What you have to do:
Reproduce the lines exactly, beginning with the line that has "Clone this chart in Chart.js." and ending with the line that has "const square = makeMarker('square');". Images are left out.

Source data:
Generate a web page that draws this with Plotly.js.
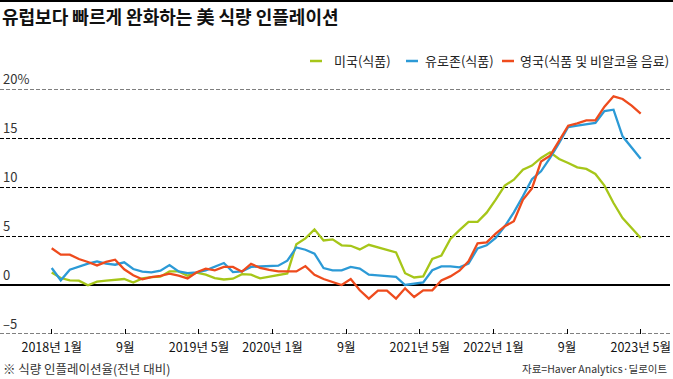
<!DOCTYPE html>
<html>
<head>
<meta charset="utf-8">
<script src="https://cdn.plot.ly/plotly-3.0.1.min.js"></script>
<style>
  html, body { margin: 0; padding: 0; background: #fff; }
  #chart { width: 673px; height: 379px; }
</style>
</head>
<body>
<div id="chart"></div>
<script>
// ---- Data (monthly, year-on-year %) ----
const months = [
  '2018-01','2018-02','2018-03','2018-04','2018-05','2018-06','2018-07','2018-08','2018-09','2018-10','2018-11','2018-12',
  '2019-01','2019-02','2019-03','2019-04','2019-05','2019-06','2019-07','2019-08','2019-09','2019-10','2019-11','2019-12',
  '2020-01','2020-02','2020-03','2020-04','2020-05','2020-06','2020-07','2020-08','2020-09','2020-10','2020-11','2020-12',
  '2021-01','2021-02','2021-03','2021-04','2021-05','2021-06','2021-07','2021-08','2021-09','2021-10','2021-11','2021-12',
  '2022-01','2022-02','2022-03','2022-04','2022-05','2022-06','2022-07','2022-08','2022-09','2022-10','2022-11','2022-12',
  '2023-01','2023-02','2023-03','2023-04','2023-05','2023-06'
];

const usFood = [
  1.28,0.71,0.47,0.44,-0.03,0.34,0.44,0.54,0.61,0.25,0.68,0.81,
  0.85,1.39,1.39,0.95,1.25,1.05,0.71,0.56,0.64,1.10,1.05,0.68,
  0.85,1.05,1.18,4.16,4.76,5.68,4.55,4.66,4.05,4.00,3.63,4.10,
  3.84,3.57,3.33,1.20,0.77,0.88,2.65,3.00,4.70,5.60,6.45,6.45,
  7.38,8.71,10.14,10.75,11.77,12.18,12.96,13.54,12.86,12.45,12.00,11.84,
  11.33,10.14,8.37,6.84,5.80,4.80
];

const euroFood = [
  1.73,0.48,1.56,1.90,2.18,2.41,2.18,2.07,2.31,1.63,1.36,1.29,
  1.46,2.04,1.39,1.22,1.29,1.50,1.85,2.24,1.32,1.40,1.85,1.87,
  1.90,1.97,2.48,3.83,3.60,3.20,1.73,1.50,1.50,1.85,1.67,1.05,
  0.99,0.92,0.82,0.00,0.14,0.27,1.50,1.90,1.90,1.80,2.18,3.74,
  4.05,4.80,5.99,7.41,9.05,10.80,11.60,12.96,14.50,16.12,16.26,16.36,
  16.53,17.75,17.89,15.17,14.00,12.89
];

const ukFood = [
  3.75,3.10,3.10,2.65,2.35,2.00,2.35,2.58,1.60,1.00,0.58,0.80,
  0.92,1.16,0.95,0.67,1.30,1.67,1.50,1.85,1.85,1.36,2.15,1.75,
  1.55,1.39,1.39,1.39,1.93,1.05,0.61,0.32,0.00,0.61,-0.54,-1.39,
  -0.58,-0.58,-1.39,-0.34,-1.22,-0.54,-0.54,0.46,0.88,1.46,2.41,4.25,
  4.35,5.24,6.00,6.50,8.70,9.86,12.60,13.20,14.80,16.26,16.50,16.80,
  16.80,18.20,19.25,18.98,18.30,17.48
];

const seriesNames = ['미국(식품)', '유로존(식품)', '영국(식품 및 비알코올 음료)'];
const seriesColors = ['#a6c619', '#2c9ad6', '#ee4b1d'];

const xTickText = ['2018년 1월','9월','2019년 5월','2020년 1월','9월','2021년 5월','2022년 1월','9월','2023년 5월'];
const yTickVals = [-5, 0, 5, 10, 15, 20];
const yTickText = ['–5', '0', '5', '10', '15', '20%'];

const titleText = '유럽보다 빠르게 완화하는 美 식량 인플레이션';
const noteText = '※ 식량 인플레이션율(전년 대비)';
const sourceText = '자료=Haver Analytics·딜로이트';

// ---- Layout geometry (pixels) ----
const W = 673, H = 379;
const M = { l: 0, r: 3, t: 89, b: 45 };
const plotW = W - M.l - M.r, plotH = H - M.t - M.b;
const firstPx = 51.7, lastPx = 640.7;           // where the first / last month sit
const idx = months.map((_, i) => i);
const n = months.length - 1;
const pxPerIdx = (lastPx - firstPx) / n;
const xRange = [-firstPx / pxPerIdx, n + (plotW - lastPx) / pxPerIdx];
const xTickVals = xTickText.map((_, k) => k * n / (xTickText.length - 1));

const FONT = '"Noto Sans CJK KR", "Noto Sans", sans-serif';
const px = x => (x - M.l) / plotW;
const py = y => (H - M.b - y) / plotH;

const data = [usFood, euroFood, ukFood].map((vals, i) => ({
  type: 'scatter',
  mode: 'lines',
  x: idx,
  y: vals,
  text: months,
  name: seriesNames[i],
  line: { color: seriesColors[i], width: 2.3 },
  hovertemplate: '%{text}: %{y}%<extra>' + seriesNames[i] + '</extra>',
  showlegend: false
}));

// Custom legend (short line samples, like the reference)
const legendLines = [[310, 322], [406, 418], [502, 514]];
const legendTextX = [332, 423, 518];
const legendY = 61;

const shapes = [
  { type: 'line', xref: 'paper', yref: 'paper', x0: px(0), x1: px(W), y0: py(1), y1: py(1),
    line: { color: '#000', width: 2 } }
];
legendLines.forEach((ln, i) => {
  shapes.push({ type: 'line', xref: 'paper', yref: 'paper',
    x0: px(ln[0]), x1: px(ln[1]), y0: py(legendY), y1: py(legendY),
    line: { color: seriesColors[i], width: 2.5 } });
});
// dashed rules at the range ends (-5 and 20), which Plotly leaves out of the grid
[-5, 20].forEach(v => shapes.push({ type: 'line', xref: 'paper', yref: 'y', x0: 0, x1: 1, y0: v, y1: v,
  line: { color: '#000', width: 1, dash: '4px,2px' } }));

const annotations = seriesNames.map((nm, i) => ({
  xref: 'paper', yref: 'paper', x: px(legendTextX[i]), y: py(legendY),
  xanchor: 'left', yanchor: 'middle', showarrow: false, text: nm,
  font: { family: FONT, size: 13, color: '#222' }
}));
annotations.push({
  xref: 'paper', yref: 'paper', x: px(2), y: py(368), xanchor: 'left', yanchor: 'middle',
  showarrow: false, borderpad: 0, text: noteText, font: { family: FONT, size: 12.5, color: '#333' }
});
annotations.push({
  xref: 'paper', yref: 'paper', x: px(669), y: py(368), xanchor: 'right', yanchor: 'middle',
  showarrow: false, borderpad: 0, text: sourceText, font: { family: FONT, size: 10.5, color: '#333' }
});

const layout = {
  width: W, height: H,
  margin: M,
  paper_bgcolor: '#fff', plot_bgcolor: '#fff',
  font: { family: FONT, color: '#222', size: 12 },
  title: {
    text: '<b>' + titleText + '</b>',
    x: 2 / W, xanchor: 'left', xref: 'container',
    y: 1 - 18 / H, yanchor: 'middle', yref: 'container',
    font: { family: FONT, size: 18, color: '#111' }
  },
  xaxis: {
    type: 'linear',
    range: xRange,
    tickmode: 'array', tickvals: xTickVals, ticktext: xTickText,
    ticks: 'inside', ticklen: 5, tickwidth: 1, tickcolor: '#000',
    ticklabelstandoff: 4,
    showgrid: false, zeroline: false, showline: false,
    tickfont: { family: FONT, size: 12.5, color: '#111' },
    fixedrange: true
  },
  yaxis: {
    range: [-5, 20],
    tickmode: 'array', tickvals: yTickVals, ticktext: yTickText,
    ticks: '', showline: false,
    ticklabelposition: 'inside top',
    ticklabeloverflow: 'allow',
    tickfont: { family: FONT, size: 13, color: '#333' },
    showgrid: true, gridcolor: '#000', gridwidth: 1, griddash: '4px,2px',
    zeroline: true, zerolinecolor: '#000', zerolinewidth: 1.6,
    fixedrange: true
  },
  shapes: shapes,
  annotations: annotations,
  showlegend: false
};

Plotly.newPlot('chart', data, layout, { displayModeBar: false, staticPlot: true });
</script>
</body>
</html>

==

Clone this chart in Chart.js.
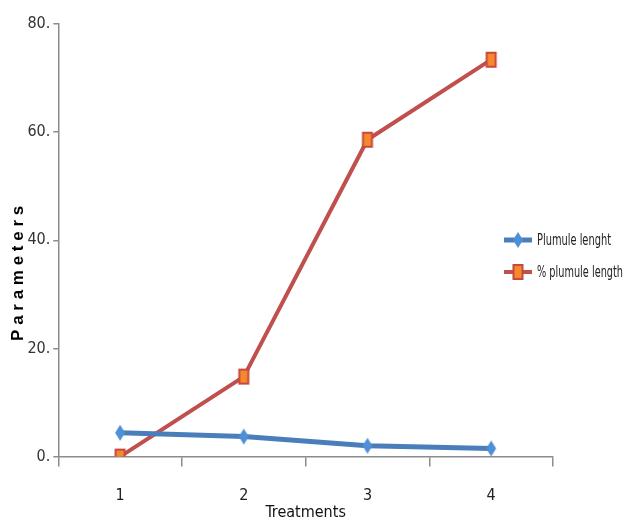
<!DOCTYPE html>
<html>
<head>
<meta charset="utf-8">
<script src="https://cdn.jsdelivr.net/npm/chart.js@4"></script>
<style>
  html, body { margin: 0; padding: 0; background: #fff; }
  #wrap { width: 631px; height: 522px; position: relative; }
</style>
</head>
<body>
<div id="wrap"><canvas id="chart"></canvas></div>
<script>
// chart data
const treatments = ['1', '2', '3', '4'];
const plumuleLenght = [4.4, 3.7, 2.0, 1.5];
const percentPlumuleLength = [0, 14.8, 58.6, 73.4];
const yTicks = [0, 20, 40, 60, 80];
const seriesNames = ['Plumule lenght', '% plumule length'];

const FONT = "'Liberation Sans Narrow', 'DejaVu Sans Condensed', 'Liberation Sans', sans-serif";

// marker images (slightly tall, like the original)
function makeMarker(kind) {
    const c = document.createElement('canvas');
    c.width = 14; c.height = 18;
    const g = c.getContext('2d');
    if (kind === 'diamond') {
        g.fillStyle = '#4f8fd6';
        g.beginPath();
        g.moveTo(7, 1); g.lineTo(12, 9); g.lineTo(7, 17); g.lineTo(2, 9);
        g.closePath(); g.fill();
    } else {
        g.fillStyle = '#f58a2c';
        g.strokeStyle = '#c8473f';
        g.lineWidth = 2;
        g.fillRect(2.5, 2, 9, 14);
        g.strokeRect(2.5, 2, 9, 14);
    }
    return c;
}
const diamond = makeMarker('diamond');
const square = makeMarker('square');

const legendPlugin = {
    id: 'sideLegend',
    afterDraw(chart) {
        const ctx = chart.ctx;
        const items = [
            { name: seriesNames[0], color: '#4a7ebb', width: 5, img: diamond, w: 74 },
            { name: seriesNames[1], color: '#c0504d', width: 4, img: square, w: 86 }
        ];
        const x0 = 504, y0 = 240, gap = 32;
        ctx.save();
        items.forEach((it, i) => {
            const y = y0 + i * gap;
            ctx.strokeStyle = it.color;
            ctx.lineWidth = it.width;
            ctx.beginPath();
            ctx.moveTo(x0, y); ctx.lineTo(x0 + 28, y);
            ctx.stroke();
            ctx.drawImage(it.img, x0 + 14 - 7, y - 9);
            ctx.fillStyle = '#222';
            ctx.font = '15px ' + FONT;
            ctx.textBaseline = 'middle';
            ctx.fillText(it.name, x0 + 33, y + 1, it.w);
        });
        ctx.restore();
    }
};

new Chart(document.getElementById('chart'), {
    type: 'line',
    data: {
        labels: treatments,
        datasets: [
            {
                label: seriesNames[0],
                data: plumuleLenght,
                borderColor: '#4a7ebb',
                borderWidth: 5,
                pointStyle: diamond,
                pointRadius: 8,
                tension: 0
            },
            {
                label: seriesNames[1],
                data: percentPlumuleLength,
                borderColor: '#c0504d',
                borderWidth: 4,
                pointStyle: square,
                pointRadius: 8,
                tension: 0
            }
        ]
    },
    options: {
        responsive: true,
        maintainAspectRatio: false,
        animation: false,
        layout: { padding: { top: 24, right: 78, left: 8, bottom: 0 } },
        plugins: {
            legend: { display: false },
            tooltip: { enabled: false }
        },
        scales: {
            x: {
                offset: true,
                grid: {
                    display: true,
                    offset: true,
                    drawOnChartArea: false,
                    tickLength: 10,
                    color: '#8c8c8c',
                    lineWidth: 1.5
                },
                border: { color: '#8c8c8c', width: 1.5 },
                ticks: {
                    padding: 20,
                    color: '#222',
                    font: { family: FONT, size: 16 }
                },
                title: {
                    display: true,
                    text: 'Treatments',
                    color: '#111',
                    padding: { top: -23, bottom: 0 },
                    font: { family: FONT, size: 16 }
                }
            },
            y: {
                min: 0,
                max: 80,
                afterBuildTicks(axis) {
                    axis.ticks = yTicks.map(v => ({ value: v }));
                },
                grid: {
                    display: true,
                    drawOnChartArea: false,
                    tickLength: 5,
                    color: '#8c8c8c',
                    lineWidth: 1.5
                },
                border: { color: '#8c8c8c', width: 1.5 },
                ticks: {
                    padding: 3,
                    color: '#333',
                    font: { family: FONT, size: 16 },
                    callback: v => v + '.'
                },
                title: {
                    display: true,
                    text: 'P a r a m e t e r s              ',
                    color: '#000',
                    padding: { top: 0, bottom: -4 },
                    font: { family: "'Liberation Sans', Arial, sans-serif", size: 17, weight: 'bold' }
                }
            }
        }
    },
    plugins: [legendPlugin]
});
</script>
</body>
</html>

Solution for this exercise:
Clone this chart in Chart.js.
<!DOCTYPE html>
<html>
<head>
<meta charset="utf-8">
<script src="https://cdn.jsdelivr.net/npm/chart.js@4"></script>
<style>
  html, body { margin: 0; padding: 0; background: #fff; }
  #wrap { width: 631px; height: 522px; position: relative; }
</style>
</head>
<body>
<div id="wrap"><canvas id="chart"></canvas></div>
<script>
// chart data
const treatments = ['1', '2', '3', '4'];
const plumuleLenght = [4.4, 3.7, 2.0, 1.5];
const percentPlumuleLength = [0, 14.8, 58.6, 73.4];
const yTicks = [0, 20, 40, 60, 80];
const seriesNames = ['Plumule lenght', '% plumule length'];

const FONT = "'Liberation Sans Narrow', 'DejaVu Sans Condensed', 'Liberation Sans', sans-serif";

// marker images (slightly tall, like the original)
function makeMarker(kind) {
    const c = document.createElement('canvas');
    c.width = 14; c.height = 18;
    const g = c.getContext('2d');
    if (kind === 'diamond') {
        g.fillStyle = '#4f8fd6';
        g.beginPath();
        g.moveTo(7, 1); g.lineTo(12, 9); g.lineTo(7, 17); g.lineTo(2, 9);
        g.closePath(); g.fill();
    } else {
        g.fillStyle = '#f58a2c';
        g.strokeStyle = '#c8473f';
        g.lineWidth = 2;
        g.fillRect(2.5, 2, 9, 14);
        g.strokeRect(2.5, 2, 9, 14);
    }
    return c;
}
const diamond = makeMarker('diamond');
const square = makeMarker('square');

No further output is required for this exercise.